The victims at the center of the two tragedies are as dissimilar as the geographic locales in which they occurred. Bay Area resident Oscar Grant, whose demise is depicted in “Fruitvale Station,” was a problematic, fatherless, (his father remains incarcerated in Vacaville on a murder charge, which undoubtedly triggered abandonment issues for his son) 22 years old with felony convictions (for selling the drug ecstasy), a daughter (whose father had been incarcerated for two of her four years), and family exasperated with his poor decisions and the repercussions in their wake.

Trayvon Martin, on the other hand, whose parents although divorced were actively involved in his life, was a 17-year-old high schooler with episodes of delinquency (graffiti, possession of a marijuana pipe, and truancy), events underscored as deficiencies of character in the trial that followed his murder.
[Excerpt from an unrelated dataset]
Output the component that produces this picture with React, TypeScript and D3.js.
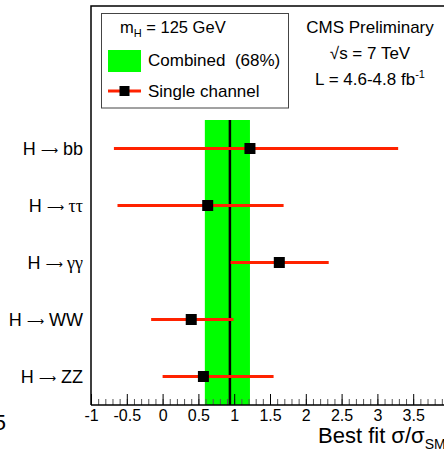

Both individuals shared a commonality in the view of a vast cross section of the American public, however: virile Black males of a certain age perceived to be outcasts and threats to the society in which they live (throughout the movie, Grant wears the same “hoodie” which caused so much controversy in the Martin saga). This phenomenon transcends the locales of California’s Bay Area and central Florida. Black men in this category fit within a specific demographic beginning at adolescence and extending just short of middle age, although men past the age of 40 have been targeted, including notables like musician Quincy Jones, attorney Johnnie Cochran, and the current U.S. Attorney General Eric Holder, while he was serving as a federal prosecutor.

Fruitvale Station tells the story of the last day in the life of Grant. Coogler chooses to bracket his drama with actual footage of the event from the cell phones of scores of bystanders at the BART (Bay Area Rapid Transit) station on that fateful night.

“Wired” TV series veteran Michael B. Jordan plays Grant as a well-meaning, amiable sort, struggling to reach the maturity desired by his girlfriend (Melonie Diaz), their daughter (Ariana Neal), and his mother (Oscar winner Octavia Spencer).

Standing in the way are the sway of his thug-in-training friends and the allure of the streets. The biggest hurdle is Grant’s own issue with anger management, a flaw brought home in a series of flashbacks.

As a docudrama, the film takes liberties with the actual events, including a scene with a stray pit bull to make the analogy that these animals, like African American males, have generated a mythology of menace, conceived in reality, then morphed into a phobia bordering on the surreal. The world that Grant inhabited is one familiar to many urban residents of color: the mundane grind of domestic familiarity overshadowed by the specter of violence that is part and parcel of contemporary America.

Looming over this is the knowledge of how this specific scenario ended—with Grant’s death at the hands of a BART transit policeman. Perhaps the telling factor is a society, and it’s representatives (lawfully appointed police in this instance, a Neighborhood Watch captain in another), and a justice system that has already determined the guilty and innocent. Grant is the essential noire hero, doomed from the start.

In spite of all the media hoopla generated by the Grant and Martin incidents, an overlooked component is that these are merely two episodes in a cycle that is likely to continue after this motion picture’s run is over. Leonard Deadwyler, Amadou Diallo, Oscar Grant, and Trayvon Martin are names and individuals differentiated by chronological timeline and geographic location. The inclusion of additional names to this twisted rooster is almost inevitable.

“Fruitvale Station,” playing now in selected theaters, is rated “R” for some violence, language, and drug use.